Hayatı

1885'te Kayseri'de dünyaya geldi. Babası, İbrahim Hakkı Bey'dir. Ticaret İdadisi'ni bitirdi. İş yaşamına Kayseri’deki Baruthane’de kâtiplik yaparak başladı. Bu işinden ötürü “Katipzade” olarak tanındı. Bir yıl kadar Kayseri İdadisi'nde (Lisesinde) Hüsn-ü Hat ve Meşk (Güzel yazı ve örnek yazı) dersleri verdi. Ticaret yaşamına ise halıcılık yaparak başladı.

Kurtuluş Savaşı yıllarında, Kalaçzade Ahmet Hilmi Bey ve Ömer Mümtaz İmamzade ile birlikte Sivas Kongresi'nde Kayseri delegesi olarak bulundu.

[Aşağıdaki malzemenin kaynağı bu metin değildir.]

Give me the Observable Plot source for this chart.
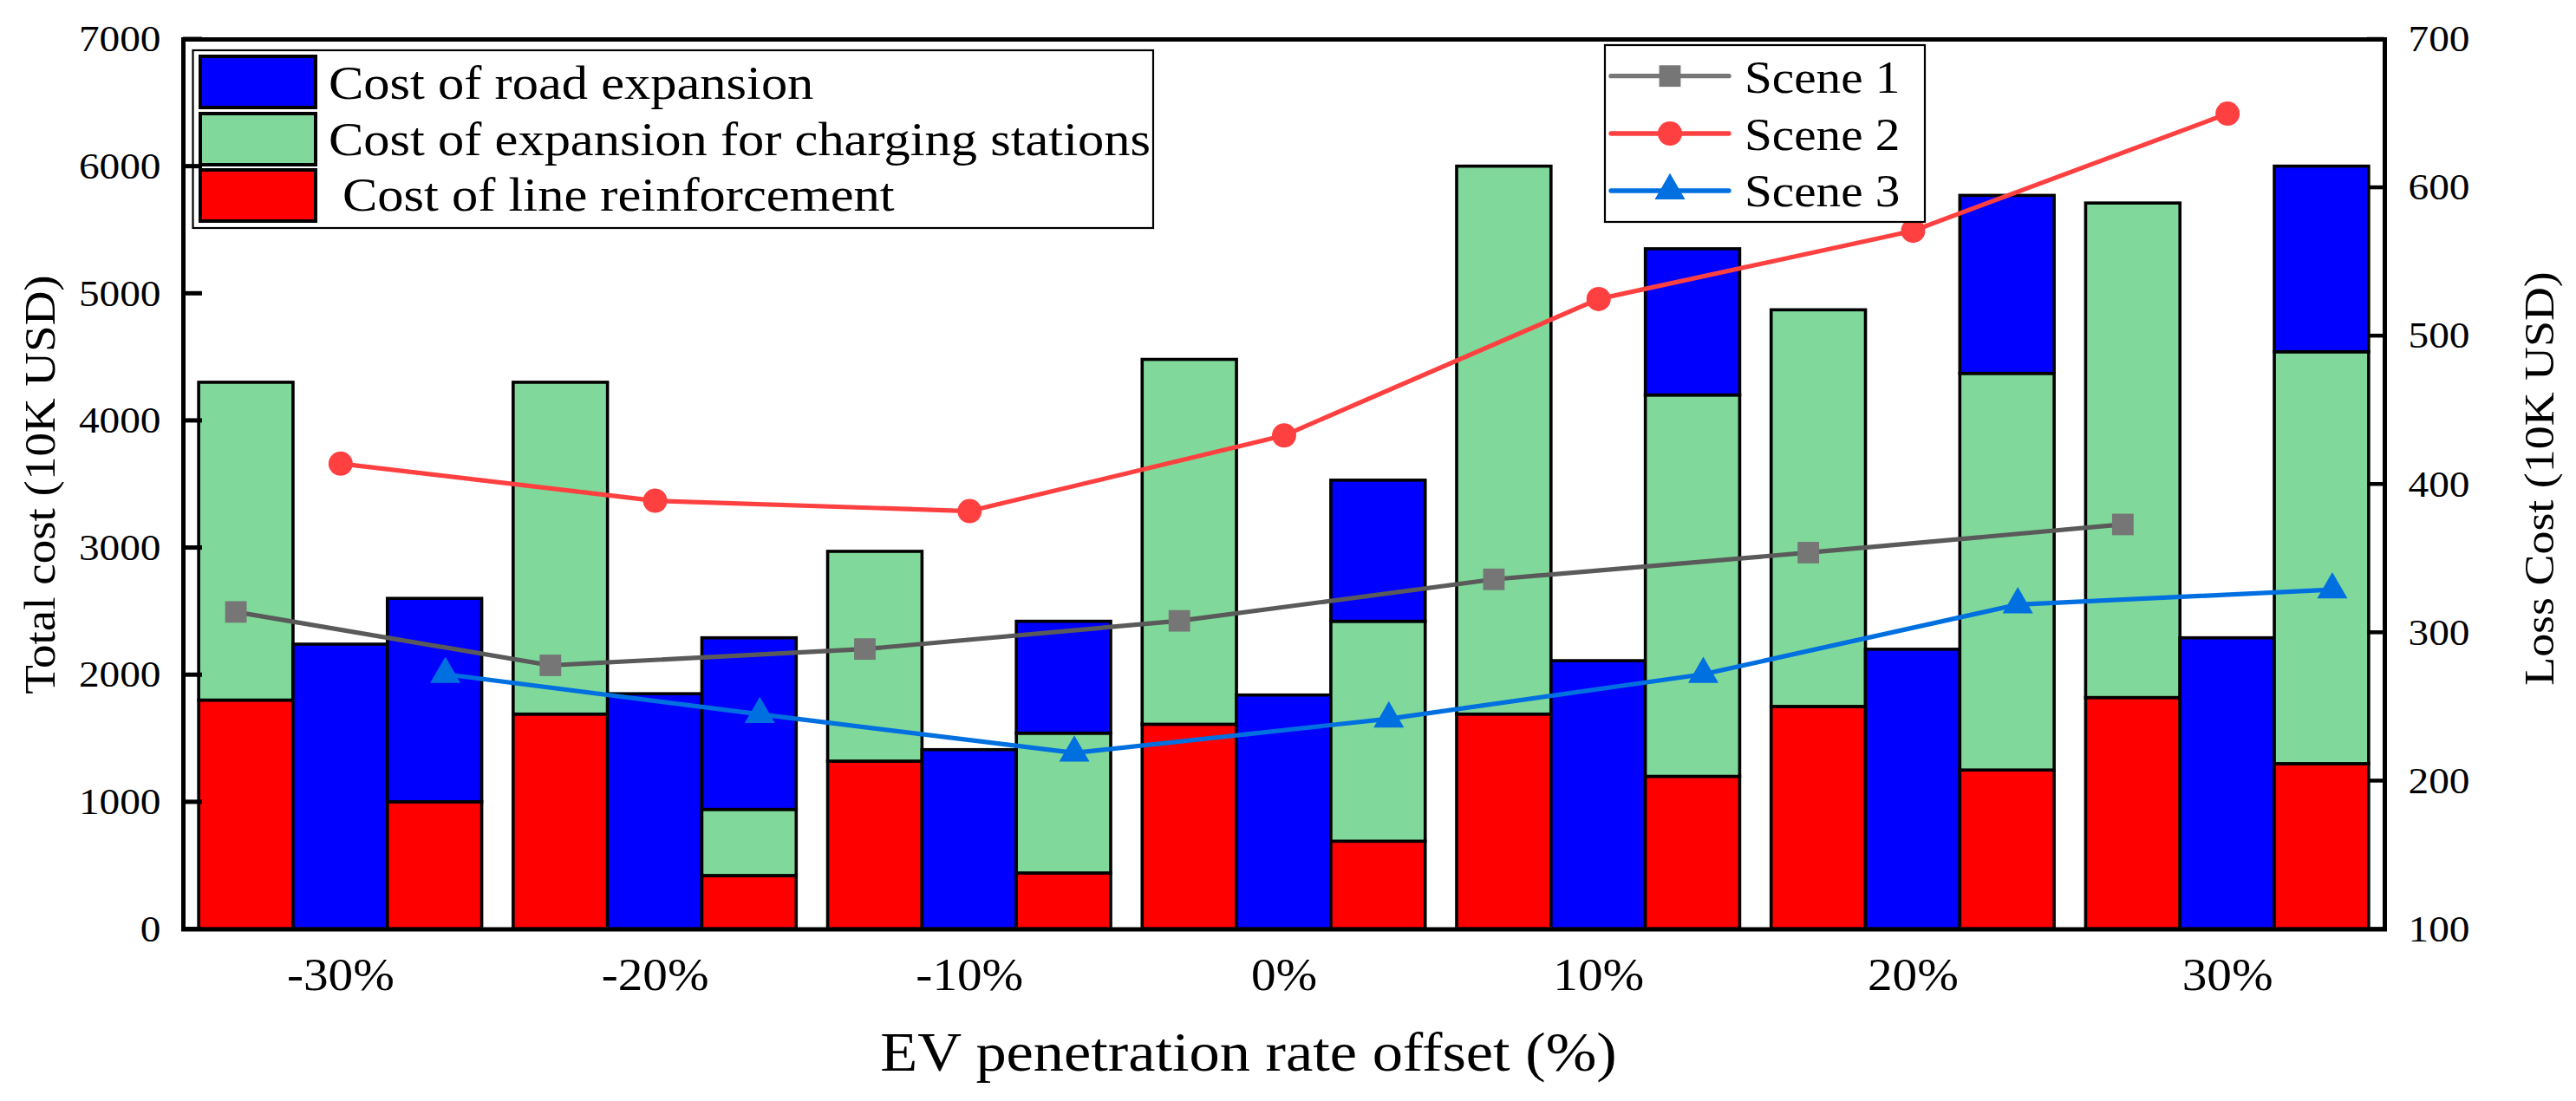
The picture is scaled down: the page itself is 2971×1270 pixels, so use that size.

Sivas'tan döndükten sonra Kayseri'de Müdafa-i Hukuk Cemiyeti'nin kurulmasına ön ayak oldu. Kayseri ve civarında halktan toplanan yardımlarla ulusal müfrezeler oluşturulması ve görevlendirilmesi, işgal hareketlerini kınayan toplantılar düzenlenmesi, halkın dini ve milli duygularının canlı tutulması konularında öncülük etti. İşgal edilen yerlerde halka yapılan eziyetleri anlatmak ve Mustafa Kemal Paşa önderliğindeki gelişmeleri halka duyurmak amacıyla yayın giderlerini şahsen karşılayarak “Erciyes” adında bir gazetenin çıkarılmasını sağladı.

Türkiye Büyük Millet Meclisi'ne 2. dönem Kayseri milletvekili olarak girdi. Atatürk kendisine Adana'da kentten ayrılan azınlıkların terkettiği, bacası tütmeyen fabrikaları yeniden faaliyete geçirme görevini verince, 22 Aralık 1924'te milletvekilliğinden istifa etti ve Adana'daki sanayi hamlesinin başına geçti. Nuh Naci Yazgan, Orhan Kemal'in romanlarında ölümsüzleştirdiği ülkenin en eski fabrikalarından Millî Mensucat'ı 1927'de dönemin diğer işadamları Mustafa Özgür, Nuri Has, Seyit Tekin ile birlikte Hazine'den satın aldı ve işletti. Millî Mensucat, Türkiye'nin tarihindeki yedinci, Adana'nın ise birinci tekstil fabrikasıdır. Burada üretilen "Aslan" marka vater ve ekstra iplikler, ülkede büyük talep gördü. Nuh Naci Yazgan 7 Ekim 1947'de vefat etti ve Karacaahmet Mezarlığı’na defnedildi.